In its report, the GAO reviewed Dodd-Frank regulations that were in effect as of July 21, 2011, such as the Securities and Exchange Commission’s (SEC) “Golden Parachute” rule.

The GAO examined whether the guidelines and procedures that regulators used to assess the future impact of the Dodd-Frank final rules were rigorous and in keeping with government “best practices.”

The GAO found that agencies’ regulatory analyses supporting their rules were often inconsistent with official Office of Management and Budget (OMB) cost-benefit analysis guidelines. Although the GAO recognized that many “costs” of financial rules (beyond paperwork costs) can be difficult to quantify, it recommended that agencies should attempt to include express consideration of the uncertainty about these costs in their analyses to give a more complete picture of the strengths and weaknesses of each rule.

The GAO also analyzed how the myriad financial regulators at the federal level must coordinate with each other to implement the Dodd-Frank rules. GAO found that interagency coordination was often ad hoc and poorly organized and recommended the establishment of more formal interagency communication protocols.

The GAO attempted to study the impact of the rules themselves, but concluded that little meaningful data on the impact of Dodd-Frank rules existed because the agencies responsible for rule implementation had developed few metrics to determine their effects. The GAO admonished financial regulators to identify quickly what metrics and data will be needed to assess the impact of these rules retrospectively.

The GAO also recommended that the Financial Stability Oversight Council (FSOC), an oversight group created by Dodd-Frank to monitor the financial stability of the United States, assume responsibility for seeing that the GAO’s recommendations in its report are followed.

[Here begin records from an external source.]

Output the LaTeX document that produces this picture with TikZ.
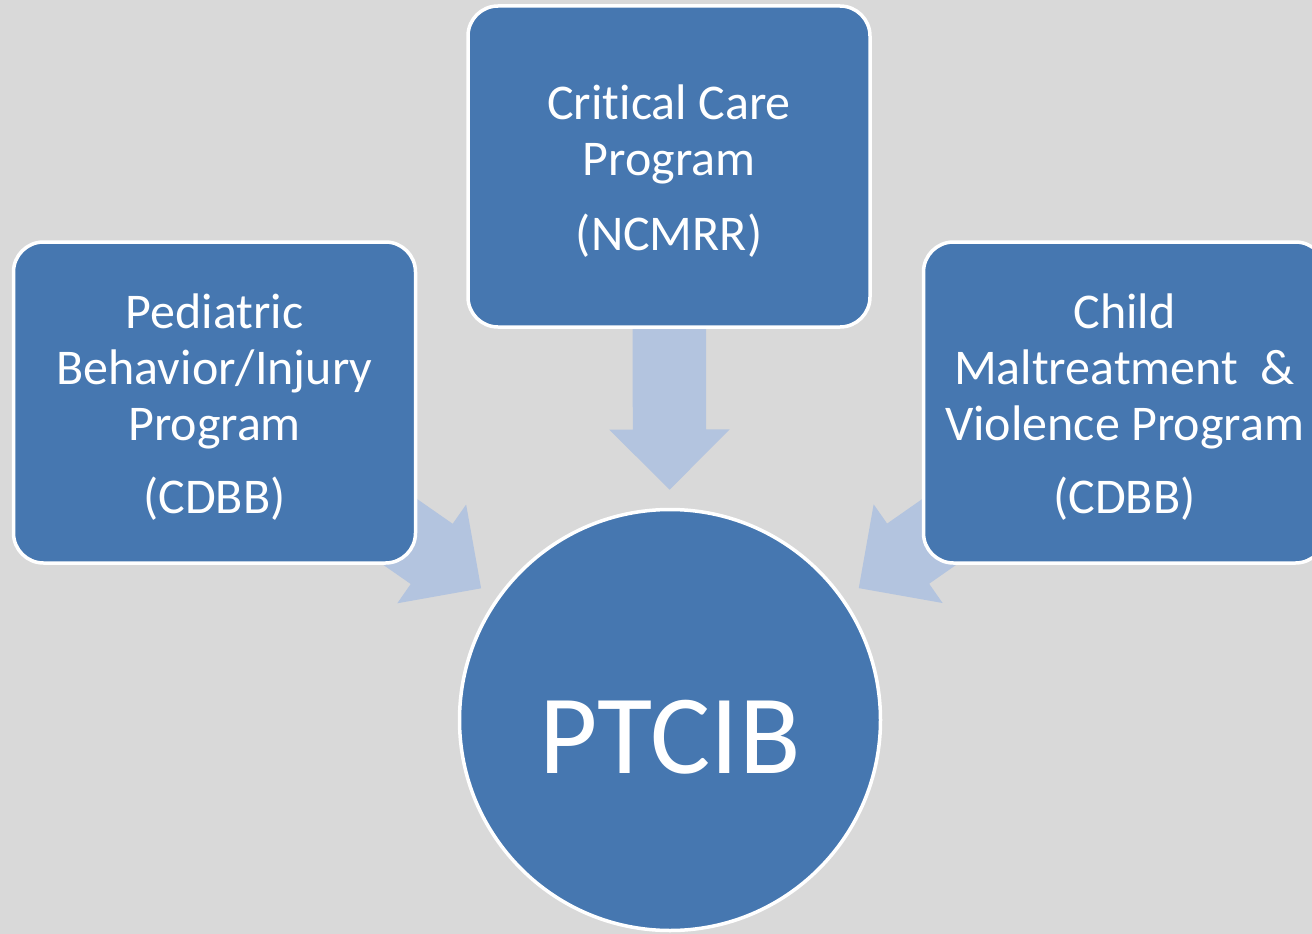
\documentclass[tikz,border=0pt]{standalone}
\usepackage{fontspec}
\setmainfont{Carlito}[Ligatures=NoCommon]
\usetikzlibrary{shapes.arrows,calc}
\pgfdeclarelayer{bglayer}
\pgfdeclarelayer{arrlayer}
\pgfsetlayers{bglayer,arrlayer,main}
\definecolor{bgc}{HTML}{D9D9D9}
\definecolor{boxc}{HTML}{4677B0}
\definecolor{arrc}{HTML}{B3C4DF}
\newcommand\topstrut{\rule{0pt}{43pt}}
\begin{document}
\begin{tikzpicture}[x=1pt,y=-1pt,
  prog/.style={rectangle, rounded corners=30pt, fill=boxc, draw=white, line width=3.5pt,
    text=white, align=center, font=\fontsize{50}{56}\selectfont, inner sep=0pt,
    minimum width=402pt, minimum height=321pt},
  hub/.style={circle, fill=boxc, draw=white, line width=3.5pt, text=white,
    font=\fontsize{113}{120}\selectfont, minimum size=421pt, inner sep=0pt,
    text height=106pt, text depth=0pt},
  flow/.style={single arrow, fill=arrc, draw=none, minimum height=180pt,
    single arrow head extend=23.5pt, single arrow tip angle=90,
    single arrow head indent=0pt, inner xsep=0pt, inner ysep=36.5pt,
    text height=0pt, text depth=0pt, minimum width=1pt}]
\begin{pgfonlayer}{bglayer}
  \fill[bgc] (0,0) rectangle (1312,934);
\end{pgfonlayer}
\useasboundingbox (0,0) rectangle (1312,934);

\node[prog] (tbox) at (669,166.5) {\topstrut Crit\kern0pt ical Care\\Program\\[19pt](NCMRR)};
\node[prog] (lbox) at (214.5,402.5) {\topstrut Pediatric\\Behavior/Injury\\Program\\[17pt](CDBB)};
\node[prog] (rbox) at (1124.5,402.5) {\topstrut Child\\Maltreatment\ \ \&\\Violence Program\\[17pt](CDBB)};
\node[hub] (ptcib) at (670,720) {PTCIB};

\coordinate (ttip) at ($(ptcib.center)!230pt!(tbox.center)$);
\coordinate (ltip) at ($(ptcib.center)!230pt!(lbox.center)$);
\coordinate (rtip) at ($(ptcib.center)!230pt!(rbox.center)$);

\begin{pgfonlayer}{arrlayer}
  \path (ttip) -- (ptcib.center) node[flow, pos=0, sloped, allow upside down, anchor=tip] (atop) {};
  \path (ltip) -- (ptcib.center) node[flow, pos=0, sloped, allow upside down, anchor=tip] (aleft) {};
  \path (rtip) -- (ptcib.center) node[flow, pos=0, sloped, allow upside down, anchor=tip] (aright) {};
\end{pgfonlayer}
\end{tikzpicture}
\end{document}
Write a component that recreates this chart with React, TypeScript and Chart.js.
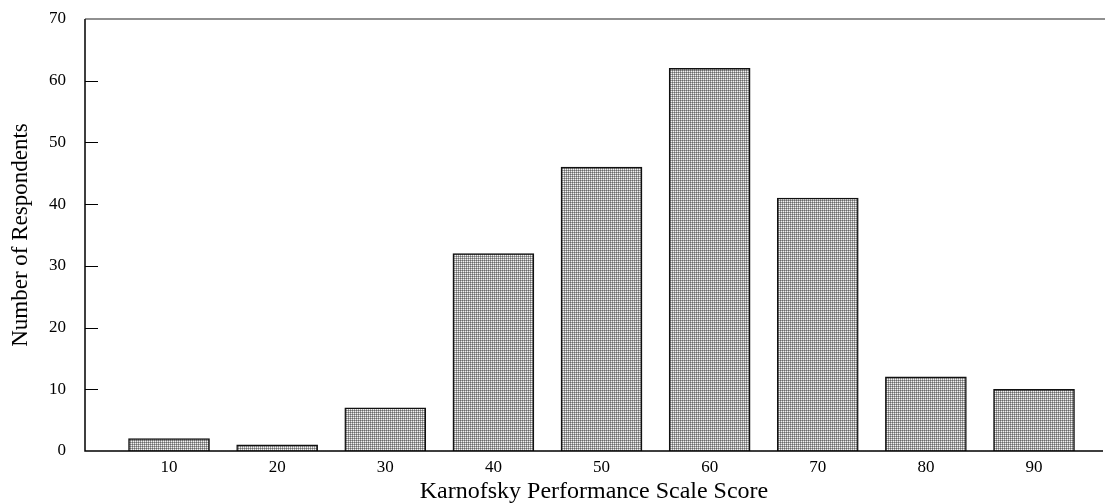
import React, { useEffect, useRef } from "react";
import { Chart, registerables } from "chart.js";
Chart.register(...registerables);

const scores = [10, 20, 30, 40, 50, 60, 70, 80, 90];
const respondents = [2, 1, 7, 32, 46, 62, 41, 12, 10];
const yTicks = [0, 10, 20, 30, 40, 50, 60, 70];

function makePattern(): CanvasPattern | string {
  const c = document.createElement("canvas");
  c.width = 2;
  c.height = 2;
  const g = c.getContext("2d");
  if (!g) return "#a8a8a8";
  g.fillStyle = "#6a6a6a";
  g.fillRect(0, 0, 1, 1);
  g.fillStyle = "#a2a2a2";
  g.fillRect(1, 0, 1, 1);
  g.fillRect(0, 1, 1, 1);
  g.fillStyle = "#f2f2f2";
  g.fillRect(1, 1, 1, 1);
  const p = g.createPattern(c, "repeat");
  return p || "#a8a8a8";
}

const framePlugin = {
  id: "frame",
  afterDraw(chart: any) {
    const { ctx, chartArea } = chart;
    const { left, right, top, bottom } = chartArea;
    const y = chart.scales.y;
    ctx.save();
    ctx.strokeStyle = "#000";
    ctx.lineWidth = 1.5;
    ctx.beginPath();
    ctx.moveTo(left, top);
    ctx.lineTo(left, bottom);
    ctx.lineTo(right, bottom);
    ctx.stroke();
    ctx.lineWidth = 1.2;
    ctx.strokeStyle = "#222";
    ctx.beginPath();
    ctx.moveTo(left, top);
    ctx.lineTo(right + 2, top);
    ctx.stroke();
    ctx.lineWidth = 1;
    ctx.strokeStyle = "#000";
    for (const v of yTicks) {
      if (v === 0 || v === 70) continue;
      const py = Math.round(y.getPixelForValue(v)) + 0.5;
      ctx.beginPath();
      ctx.moveTo(left, py);
      ctx.lineTo(left + 13, py);
      ctx.stroke();
    }
    ctx.restore();
  },
};

export default function App() {
  const ref = useRef<HTMLCanvasElement | null>(null);
  useEffect(() => {
    if (!ref.current) return;
    const font = "'Liberation Serif', 'Times New Roman', serif";
    const chart = new Chart(ref.current, {
      type: "bar",
      data: {
        datasets: [
          {
            data: scores.map((s, i) => ({ x: s, y: respondents[i] })),
            backgroundColor: makePattern() as any,
            borderColor: "#111",
            borderWidth: 1.5,
            barThickness: 81,
          },
        ],
      },
      plugins: [framePlugin],
      options: {
        animation: false,
        responsive: false,
        maintainAspectRatio: false,
        layout: { padding: { top: 19, right: 4, left: 0, bottom: 0 } },
        plugins: { legend: { display: false }, tooltip: { enabled: false } },
        scales: {
          x: {
            type: "linear",
            offset: false,
            min: 2.23,
            max: 96.38,
            afterBuildTicks: (scale: any) => {
              scale.ticks = scores.map((v) => ({ value: v }));
            },
            afterFit: (scale: any) => {
              scale.height = 53;
            },
            grid: { display: false, drawTicks: false },
            border: { display: false },
            ticks: {
              color: "#000",
              font: { family: font, size: 17 },
              padding: 6,
              maxRotation: 0,
              autoSkip: false,
            },
            title: {
              display: true,
              text: "Karnofsky Performance Scale Score",
              color: "#000",
              font: { family: font, size: 24 },
              padding: { top: 0, bottom: -2 },
            },
          },
          y: {
            min: 0,
            max: 70,
            afterBuildTicks: (scale: any) => {
              scale.ticks = yTicks.map((v) => ({ value: v }));
            },
            afterFit: (scale: any) => {
              scale.width = 85;
              scale.paddingTop = 0;
              scale.paddingBottom = 0;
            },
            grid: { display: false, drawTicks: false },
            border: { display: false },
            ticks: {
              color: "#000",
              font: { family: font, size: 17 },
              padding: 19,
            },
            title: {
              display: true,
              text: "Number of Respondents",
              color: "#000",
              font: { family: font, size: 23 },
              padding: { top: 7, bottom: 0 },
            },
          },
        },
      },
    } as any);
    return () => chart.destroy();
  }, []);
  return (
    <div style={{ position: "fixed", left: 0, top: 0, width: 1107, height: 504, background: "#fff" }}>
      <canvas ref={ref} width={1107} height={504} style={{ width: 1107, height: 504, display: "block" }} />
    </div>
  );
}
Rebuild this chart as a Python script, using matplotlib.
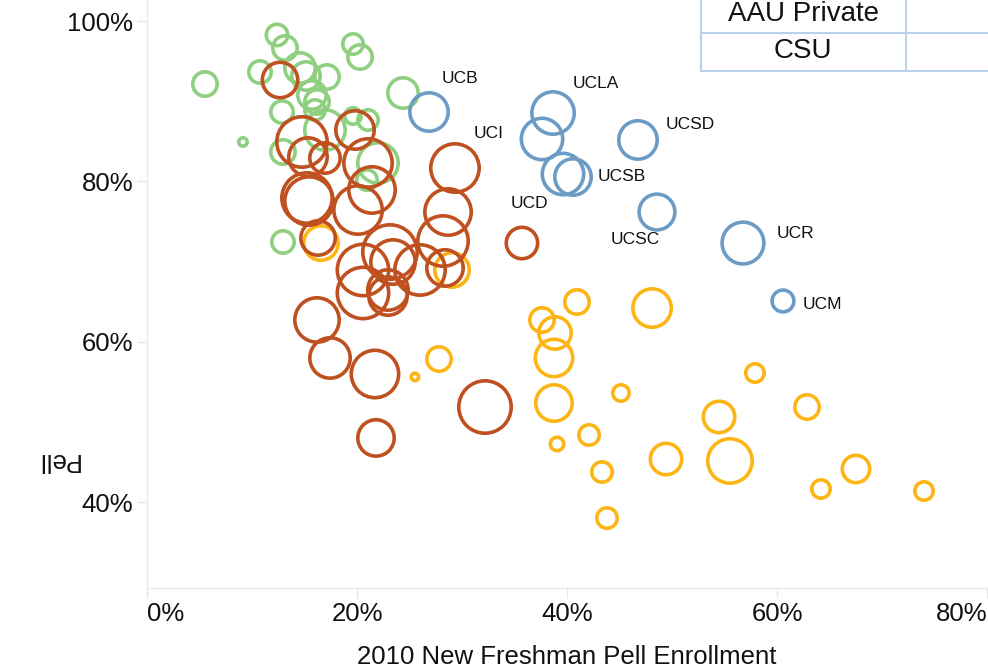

In commenting on the GAO’s findings and recommendations, the financial regulatory agencies charged with implementing Dodd-Frank largely agreed — but noted the challenges of financial rulemaking, especially when the data the regulators need are proprietary. The agencies emphasized that regulated companies are reluctant to release the information needed by the government to conduct thorough cost-benefit analyses.

Congress passed Dodd-Frank in 2010 to augment regulatory oversight of financial institutions and strengthen consumer protections through the establishment of new agency, the Consumer Financial Protection Bureau (CFPB). To accomplish its goals, Dodd-Frank required CFPB along with a host of existing federal agencies, including the Office of the Comptroller of the Currency (OCC), the Federal Deposit Insurance Corporation (FDIC), and the Commodity Futures Trading Commission (CFTC), to create and enact hundreds of regulations over a number of years.

In its correspondence with the GAO, the CFPB revealed the magnitude of the interagency coordination challenge facing the federal government in implementing Dodd-Frank: it reported that over 600 interagency meetings have been held to discuss Dodd-Frank rulemakings. The CFPB noted that it was still working to hire staff and set up the agency but emphasized that good data collection and measurement were among its highest priorities.